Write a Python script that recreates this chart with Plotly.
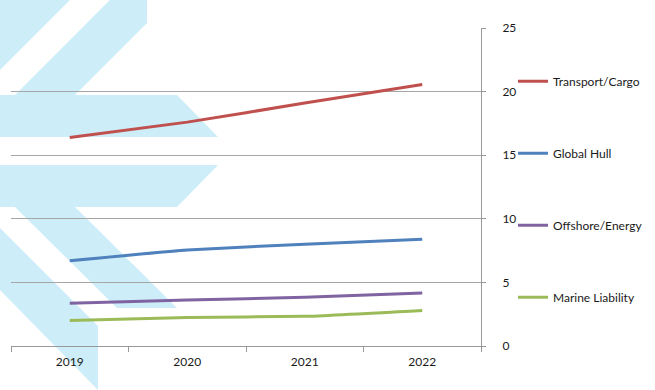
import plotly.graph_objects as go

years = ["2019", "2020", "2021", "2022"]
transport_cargo = [16.4, 17.6, 19.1, 20.55]
global_hull = [6.7, 7.55, 8.0, 8.4]
offshore_energy = [3.36, 3.62, 3.83, 4.17]
marine_liability = [2.0, 2.25, 2.33, 2.8]

series_names = ["Transport/Cargo", "Global Hull", "Offshore/Energy", "Marine Liability"]
series_values = [transport_cargo, global_hull, offshore_energy, marine_liability]
series_colors = ["#c0504d", "#4f81bd", "#8064a2", "#9bbb59"]

W, H = 655, 390
ML, MT, MR, MB = 11, 28, 174, 44
PW, PH = W - ML - MR, H - MT - MB

# decorative watermark (pixel outlines converted to paper coordinates)
watermark_polys = [
    [(0, 0), (70, 0), (0, 70)],
    [(110, 0), (147, 0), (147, 23), (75, 95), (15, 95)],
    [(0, 95), (177, 95), (218, 137), (0, 137)],
    [(0, 165), (218, 165), (177, 207), (0, 207)],
    [(15, 207), (75, 207), (177, 308), (117, 308)],
    [(0, 228), (98, 326), (98, 390), (0, 290)],
]


def to_paper(px, py):
    return (px - ML) / PW, (H - MB - py) / PH


shapes = []
for poly in watermark_polys:
    pts = [to_paper(x, y) for x, y in poly]
    path = "M " + " L ".join(f"{x:.4f},{y:.4f}" for x, y in pts) + " Z"
    shapes.append(dict(type="path", xref="paper", yref="paper", path=path,
                       fillcolor="rgb(205,237,248)", line=dict(width=0), layer="below"))

fig = go.Figure()
for i, (name, vals, col) in enumerate(zip(series_names, series_values, series_colors)):
    fig.add_trace(go.Scatter(x=years, y=vals, name=name, mode="lines",
                             line=dict(color=col, width=3, shape="spline", smoothing=0.4),
                             legendgroup=f"g{i}"))

fig.update_layout(
    width=W, height=H,
    margin=dict(l=ML, r=MR, t=MT, b=MB, autoexpand=False),
    paper_bgcolor="white", plot_bgcolor="white",
    font=dict(family="Lato, Open Sans, sans-serif", size=12, color="#1a1a1a"),
    shapes=shapes,
    showlegend=True,
    legend=dict(xref="container", yref="container", x=513 / W, xanchor="left",
                y=0.8287, yanchor="top", maxheight=H,
                tracegroupgap=53, font=dict(size=12), bgcolor="rgba(0,0,0,0)",
                itemwidth=30),
    xaxis=dict(type="category", range=[-0.5, 3.5], showgrid=False,
               showline=True, linecolor="#999999", linewidth=1,
               ticks="outside", ticklen=5, tickcolor="#999999", tickson="boundaries",
               ticklabelstandoff=5, tickfont=dict(size=12)),
    yaxis=dict(side="right", range=[0, 25], dtick=5, showgrid=True,
               gridcolor="#a6a6a6", gridwidth=1, zeroline=False,
               showline=True, linecolor="#999999", linewidth=1,
               ticks="outside", ticklen=4, tickcolor="#999999",
               ticklabelstandoff=14, tickfont=dict(size=12)),
)

fig.write_html("out.html", config={"displayModeBar": False},
               post_script="document.body.style.margin='0px';")
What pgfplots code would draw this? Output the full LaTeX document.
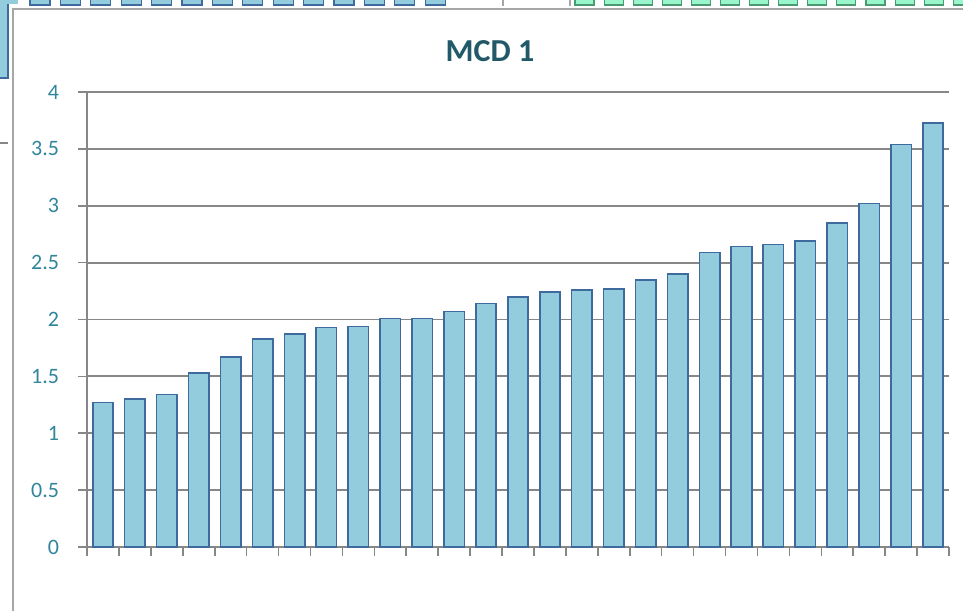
\documentclass[border=0pt]{standalone}
\usepackage{pgfplots}
\pgfplotsset{compat=1.18}
\usepackage{fontspec}
\setmainfont{Carlito}
\definecolor{barfill}{HTML}{93CDDD}
\definecolor{barline}{HTML}{3E6A9E}
\definecolor{gridc}{HTML}{878787}
\definecolor{tickc}{HTML}{31859C}
\definecolor{titlec}{HTML}{215968}
\definecolor{framec}{HTML}{A6A6A6}
\definecolor{greenfill}{HTML}{99F5CC}
\definecolor{greenline}{HTML}{4A9A72}
\begin{document}
\begin{tikzpicture}[x=0.75pt,y=0.75pt]
\useasboundingbox (0,0) rectangle (963,610);
% surrounding sheet fragments
\fill[white] (0,0) rectangle (963,610);
\foreach \i in {0,...,13} {
  \filldraw[fill=barfill,draw=barline,line width=0.8pt] ({30+30.4*\i},605) rectangle ({50+30.4*\i},612);
}
\foreach \i in {0,...,13} {
  \filldraw[fill=greenfill,draw=greenline,line width=0.8pt] ({575+29.1*\i},605) rectangle ({594+29.1*\i},612);
}
\filldraw[fill=barfill,draw=barline,line width=0.8pt] (-2,532) rectangle (8,612);
\fill[barfill] (0,606) rectangle (18,610);
\draw[framec,line width=1pt] (503,604) -- (503,610);
\draw[framec,line width=1pt] (570,604) -- (570,610);
\draw[gridc,line width=1pt] (0,467) -- (8,467);
% chart frame
\draw[framec,line width=1.6pt] (12.7,-2) -- (12.7,600.7) -- (965,600.7);
\begin{axis}[
  at={(65.25pt,47.25pt)}, anchor=south west,
  scale only axis,
  width=646.5pt, height=341.25pt,
  xmin=0.5, xmax=27.5, ymin=0, ymax=4,
  axis x line*=bottom, axis y line*=left,
  axis line style={gridc,line width=1.4pt},
  xtick={0.5,1.5,...,27.5}, xticklabels={},
  ytick={0,0.5,...,4},
  yticklabels={0,0.5,1,1.5,2,2.5,3,3.5,4},
  tick align=outside,
  major tick length=6.5pt,
  tick style={gridc,line width=1.2pt},
  ymajorgrids,
  grid style={gridc,line width=1.4pt},
  yticklabel style={font=\fontsize{16.5pt}{18pt}\selectfont,text=tickc,xshift=-11pt},
  /pgf/number format/assume math mode=true,
  title={\textbf{MCD 1}},
  title style={at={(axis description cs:0.4675,1.0725)},anchor=center,font=\fontsize{24pt}{26pt}\selectfont,text=titlec},
  ybar, bar width=0.64,
  clip=false,
]
\addplot[fill=barfill,draw=barline,line width=1.2pt] coordinates {
(1,1.27) (2,1.30) (3,1.34) (4,1.53) (5,1.67) (6,1.83) (7,1.875) (8,1.93) (9,1.94)
(10,2.01) (11,2.01) (12,2.07) (13,2.14) (14,2.20) (15,2.24) (16,2.26) (17,2.27)
(18,2.345) (19,2.40) (20,2.59) (21,2.64) (22,2.66) (23,2.69) (24,2.85) (25,3.02)
(26,3.54) (27,3.73)
};
\end{axis}
\end{tikzpicture}
\end{document}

==============================

* _Set problem_: From the top of the listing above, repeat each line exactly until you reach the line containing "return (px - ML) / PW, (H - MB - py) / PH", and repeat that one too. Leave the pictures out.

* _Answer for the task_:
Write a Python script that recreates this chart with Plotly.
import plotly.graph_objects as go

years = ["2019", "2020", "2021", "2022"]
transport_cargo = [16.4, 17.6, 19.1, 20.55]
global_hull = [6.7, 7.55, 8.0, 8.4]
offshore_energy = [3.36, 3.62, 3.83, 4.17]
marine_liability = [2.0, 2.25, 2.33, 2.8]

series_names = ["Transport/Cargo", "Global Hull", "Offshore/Energy", "Marine Liability"]
series_values = [transport_cargo, global_hull, offshore_energy, marine_liability]
series_colors = ["#c0504d", "#4f81bd", "#8064a2", "#9bbb59"]

W, H = 655, 390
ML, MT, MR, MB = 11, 28, 174, 44
PW, PH = W - ML - MR, H - MT - MB

# decorative watermark (pixel outlines converted to paper coordinates)
watermark_polys = [
    [(0, 0), (70, 0), (0, 70)],
    [(110, 0), (147, 0), (147, 23), (75, 95), (15, 95)],
    [(0, 95), (177, 95), (218, 137), (0, 137)],
    [(0, 165), (218, 165), (177, 207), (0, 207)],
    [(15, 207), (75, 207), (177, 308), (117, 308)],
    [(0, 228), (98, 326), (98, 390), (0, 290)],
]


def to_paper(px, py):
    return (px - ML) / PW, (H - MB - py) / PH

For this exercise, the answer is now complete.